Even when someone succeeds in using something like UML to describe some transformation logic, the energy needed to model the process is equal to the energy needed to actually code the process. Let me give you an example: There's a story about a king who wanted to have a detailed map of his kingdom (map = metadata model). His court cartographers presented him with map after map, each one better than the last, but the king was never satisfied. Each new map he saw was not good enough. Finally the oldest and wisest of the cartographers pointed out to the king that if he wanted a perfect map, its scale would be 1:1 and the map would be as big as the kingdom itself. This is exactly the issue with metadata-driven development - the model is as complex as the logic implemented and needs as much energy to create, maintain and interpret properly as the logic needs to be implemented.
Formal languages for the modelling of business logic (e.g. ETL)
are complex and time-consuming to work with,
and business people don't know how to read them.
We encounter a similar situation when we consider the output side. People love to define business glossaries as hierarchical, ontological trees (e.g. you have the word "client" as a general term and "retail" and "corporate" clients as sub-branches of the term). Again it sounds like a great idea until you dive deeper into the ontological modelling needed - questions like "What type of hierarchy should be used?" and "An SME mortgage client has some of the attributes of a retail and some of a corporate client where should I place it in the hierarchy?" pop up.
Again the ontology languages like RDF and OWL were designed so an AI using them can find solutions through inference - not for ordinary business people to read and write with them.
Let's give up on the idea of a perfect map of the information landscape for a moment and imagine we want to construct a map that is not perfect (like 1:1 map), but cheaper and also easier to work with.
The basic elements we need to address are:
whether they are data entities like a table, a cube or KPI
or complex entities like a business term, a report, or a person
each entity consists of attributes - a block, in general, has some inner structure.
entities have relationships with each other.
not just links but relationships of different qualities and directions *)
current production models vs historical versions vs models in development
we will touch on this area in a future blog, so let's skip it for the moment.
*) The quality and direction of a relationship matters a lot! Let’s say you have your nose in my armpit. The statement “s/he has a nose in an armpit” would be true for both of us, but I would be far better off :).
Let’s look at that SME mortgage client example again and see what solution to our problem is thrown up when we use a pseudo-formal language.
We would ask our business analyst a few simple questions in order to define the term and also provide him/her with the option to use any of the existing entities already in our data warehouse (We want to re-use definitions and capture relationships. Let's assume for this example, that the terms "legal entity", "employees" etc. are already in the Dictionary). We would get a definition something like this:
*Define* SME mortgage client: It’s a legal entity with such and such a number of employees or such and such a turnover which meets this mortgage risk criteria.
When creating this new term definition the analyst is only making hyperlinks to existing definitions. However, an intelligent dictionary would be able to interpret the links as the relationships of the type “term as defined by the link target term”. So when, for example, the term “turnover” changes, the intelligent dictionary would signal to me that I also need to review the definition of SME mortgage client.

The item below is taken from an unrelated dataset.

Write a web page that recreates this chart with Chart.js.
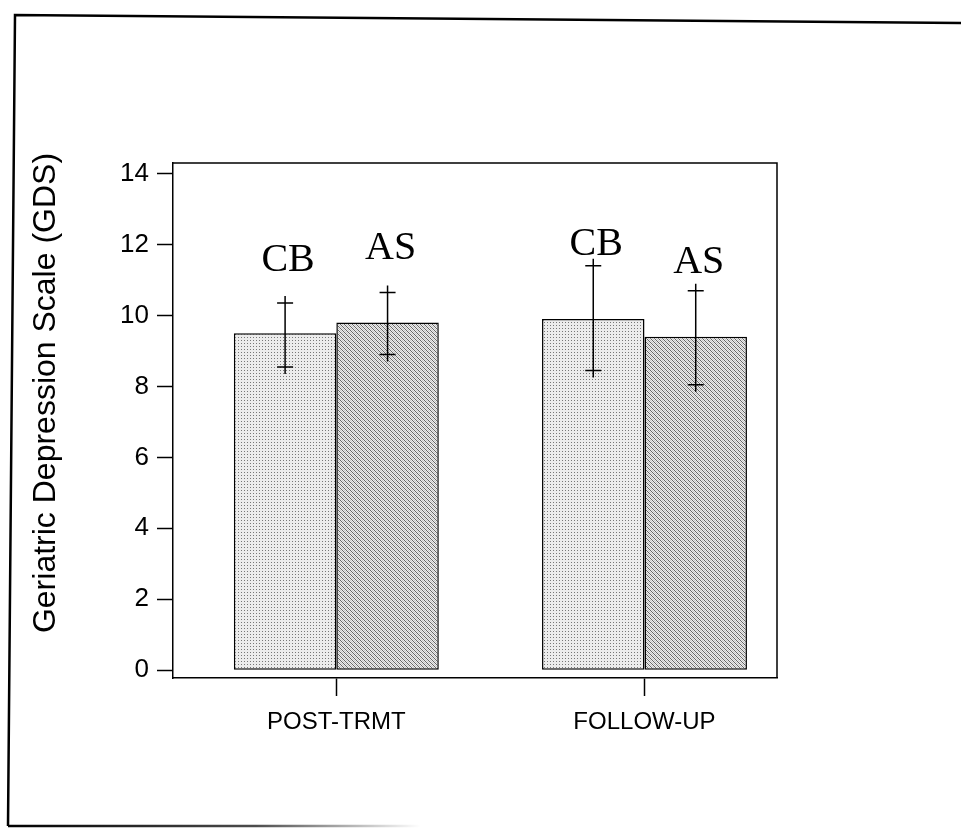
<!DOCTYPE html>
<html>
<head>
<meta charset="utf-8">
<script src="https://cdn.jsdelivr.net/npm/chart.js@4/dist/chart.umd.min.js"></script>
<style>
  html, body { margin: 0; padding: 0; background: #fff; }
  #wrap { width: 961px; height: 829px; }
</style>
</head>
<body>
<div id="wrap"><canvas id="gdsChart" width="961" height="829"></canvas></div>
<script>
// values
const categories = ['POST-TRMT', 'FOLLOW-UP'];
const groupNames = ['CB', 'AS'];
const cbMeans = [9.5, 9.9];
const asMeans = [9.8, 9.4];
const cbErrLow = [8.55, 8.45];
const cbErrHigh = [10.35, 11.4];
const asErrLow = [8.9, 8.05];
const asErrHigh = [10.65, 10.7];
const yTicks = [0, 2, 4, 6, 8, 10, 12, 14];
// value at which the CB / AS tags sit (text baseline)
const cbTagAt = [11.25, 11.7];
const asTagAt = [11.6, 11.2];

const SANS = '"Liberation Sans", Arial, sans-serif';
const SERIF = '"Liberation Serif", "Times New Roman", serif';

function makePattern(kind) {
  const c = document.createElement('canvas');
  const p = c.getContext('2d');
  if (kind === 'dots') {
    c.width = 3; c.height = 3;
    p.fillStyle = '#ececec';
    p.fillRect(0, 0, 3, 3);
    p.fillStyle = '#777';
    p.fillRect(1, 1, 1, 1);
  } else {
    c.width = 4; c.height = 4;
    p.fillStyle = '#ececec';
    p.fillRect(0, 0, 4, 4);
    p.fillStyle = '#666';
    for (let i = 0; i < 4; i++) {
      p.fillRect(i, i, 1, 1);
    }
    p.fillStyle = '#c4c4c4';
    for (let i = 0; i < 4; i++) {
      p.fillRect((i + 2) % 4, i, 1, 1);
    }
  }
  return p.createPattern(c, 'repeat');
}

function points(arr) {
  return arr.map((v, i) => ({ x: i + 1, y: v }));
}

const errors = [
  { low: cbErrLow, high: cbErrHigh },
  { low: asErrLow, high: asErrHigh }
];
const tags = [cbTagAt, asTagAt];

// page frame of the scanned figure
const pageFrame = {
  id: 'pageFrame',
  beforeDraw(chart) {
    const ctx = chart.ctx;
    ctx.save();
    ctx.strokeStyle = '#000';
    ctx.lineWidth = 2.5;
    ctx.beginPath();
    ctx.moveTo(961, 23);
    ctx.lineTo(15, 15);
    ctx.lineTo(8, 826);
    ctx.stroke();
    const g = ctx.createLinearGradient(8, 0, 420, 0);
    g.addColorStop(0, 'rgba(0,0,0,1)');
    g.addColorStop(0.6, 'rgba(0,0,0,0.7)');
    g.addColorStop(1, 'rgba(0,0,0,0)');
    ctx.strokeStyle = g;
    ctx.beginPath();
    ctx.moveTo(8, 826);
    ctx.lineTo(420, 826);
    ctx.stroke();
    ctx.restore();
  }
};

// top and right edges of the plot box
const plotBox = {
  id: 'plotBox',
  afterDraw(chart) {
    const a = chart.chartArea;
    const ctx = chart.ctx;
    ctx.save();
    ctx.strokeStyle = '#000';
    ctx.lineWidth = 1.5;
    ctx.beginPath();
    ctx.moveTo(a.left, a.top);
    ctx.lineTo(a.right, a.top);
    ctx.lineTo(a.right, a.bottom);
    ctx.stroke();
    ctx.restore();
  }
};

const errorBars = {
  id: 'errorBars',
  afterDatasetsDraw(chart) {
    const ctx = chart.ctx;
    const y = chart.scales.y;
    ctx.save();
    ctx.strokeStyle = '#000';
    ctx.lineWidth = 1.5;
    errors.forEach((e, di) => {
      chart.getDatasetMeta(di).data.forEach((bar, i) => {
        const x = bar.x;
        const yl = y.getPixelForValue(e.low[i]);
        const yh = y.getPixelForValue(e.high[i]);
        ctx.beginPath();
        ctx.moveTo(x, yh - 7);
        ctx.lineTo(x, yl + 7);
        ctx.moveTo(x - 8, yh);
        ctx.lineTo(x + 8, yh);
        ctx.moveTo(x - 8, yl);
        ctx.lineTo(x + 8, yl);
        ctx.stroke();
      });
    });
    ctx.restore();
  }
};

const groupTags = {
  id: 'groupTags',
  afterDatasetsDraw(chart) {
    const ctx = chart.ctx;
    const y = chart.scales.y;
    ctx.save();
    ctx.fillStyle = '#000';
    ctx.font = '40px ' + SERIF;
    ctx.textAlign = 'center';
    ctx.textBaseline = 'alphabetic';
    tags.forEach((t, di) => {
      chart.getDatasetMeta(di).data.forEach((bar, i) => {
        ctx.fillText(groupNames[di], bar.x + 3, y.getPixelForValue(t[i]));
      });
    });
    ctx.restore();
  }
};

const yTitle = {
  id: 'yTitle',
  afterDraw(chart) {
    const ctx = chart.ctx;
    ctx.save();
    ctx.translate(46, 393);
    ctx.rotate(-Math.PI / 2);
    ctx.fillStyle = '#000';
    ctx.font = '32px ' + SANS;
    ctx.textAlign = 'center';
    ctx.textBaseline = 'middle';
    ctx.fillText('Geriatric Depression Scale (GDS)', 0, 0);
    ctx.restore();
  }
};

const ctx = document.getElementById('gdsChart').getContext('2d');
const chart = new Chart(ctx, {
  type: 'bar',
  data: {
    datasets: [
      {
        label: groupNames[0],
        data: points(cbMeans),
        backgroundColor: makePattern('dots'),
        borderColor: '#000',
        borderWidth: 1.5,
        borderSkipped: false,
        barPercentage: 1,
        categoryPercentage: 0.665
      },
      {
        label: groupNames[1],
        data: points(asMeans),
        backgroundColor: makePattern('hatch'),
        borderColor: '#000',
        borderWidth: 1.5,
        borderSkipped: false,
        barPercentage: 1,
        categoryPercentage: 0.665
      }
    ]
  },
  options: {
    responsive: false,
    animation: false,
    layout: { padding: { top: 163, right: 184, left: 0, bottom: 0 } },
    plugins: {
      legend: { display: false },
      tooltip: { enabled: false }
    },
    scales: {
      x: {
        type: 'linear',
        min: 0.47,
        max: 2.43,
        offset: false,
        afterBuildTicks(scale) {
          scale.ticks = categories.map((c, i) => ({ value: i + 1 }));
        },
        afterFit(scale) { scale.height = 151; },
        ticks: {
          callback: (v) => categories[v - 1],
          color: '#000',
          font: { family: SANS, size: 24 },
          padding: 12,
          maxRotation: 0
        },
        grid: {
          offset: false,
          drawOnChartArea: false,
          drawTicks: true,
          tickLength: 18,
          tickColor: '#000',
          tickWidth: 1.5
        },
        border: { display: true, color: '#000', width: 1.5 }
      },
      y: {
        min: -0.22,
        max: 14.3,
        afterBuildTicks(scale) {
          scale.ticks = yTicks.map(v => ({ value: v }));
        },
        afterFit(scale) { scale.width = 173; },
        ticks: {
          color: '#000',
          font: { family: SANS, size: 26 },
          padding: 8
        },
        grid: {
          drawOnChartArea: false,
          drawTicks: true,
          tickLength: 16,
          tickColor: '#000',
          tickWidth: 1.5
        },
        border: { display: true, color: '#000', width: 1.5 }
      }
    }
  },
  plugins: [pageFrame, plotBox, errorBars, groupTags, yTitle]
});
</script>
</body>
</html>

*Calculate* SME mortgage client: SELECT client_name, client_id FROM dim_party WHERE classification_type = ‘segment’ classification = ‘SME’
Just a simplified pseudo SQL can be used to capture a calculation logic - admittedly it wouldn't be possible to run as code, but any analyst would be able to create a report using this information in minutes. Also if the dictionary interprets links as “term has a data source in a link target table” and uses this term in a request for a monthly report you would get a simplified data lineage with no extra effort.
Wow, an analyst has modeled a conceptual model of an SME client with business logic and data sources without any knowledge of the conceptual modelling techniques!
Metadata-language best practice
Use ER models to document your tables. They are easy to create and people understand them. Pay extra attention to creating a subject-area diagrams - don't use an A0 format diagram to cover all entities and relationships.
Do not try to use advanced formal languages to model business logic or business semantics - the modelling effort is equivalent to the coding, and few can model it properly anyway, while outputs are understandable only to a few.
Capture the nuts and bolts of definitions in a natural language. An imperfect definition is better than a hard-to-understand one or none at all. Use links to reference and re-use existing definitions. Sooner or later we will need a tool to define the quality and direction of the relationships for impact analyses and change management.
Finally start simple and small, but do start ;).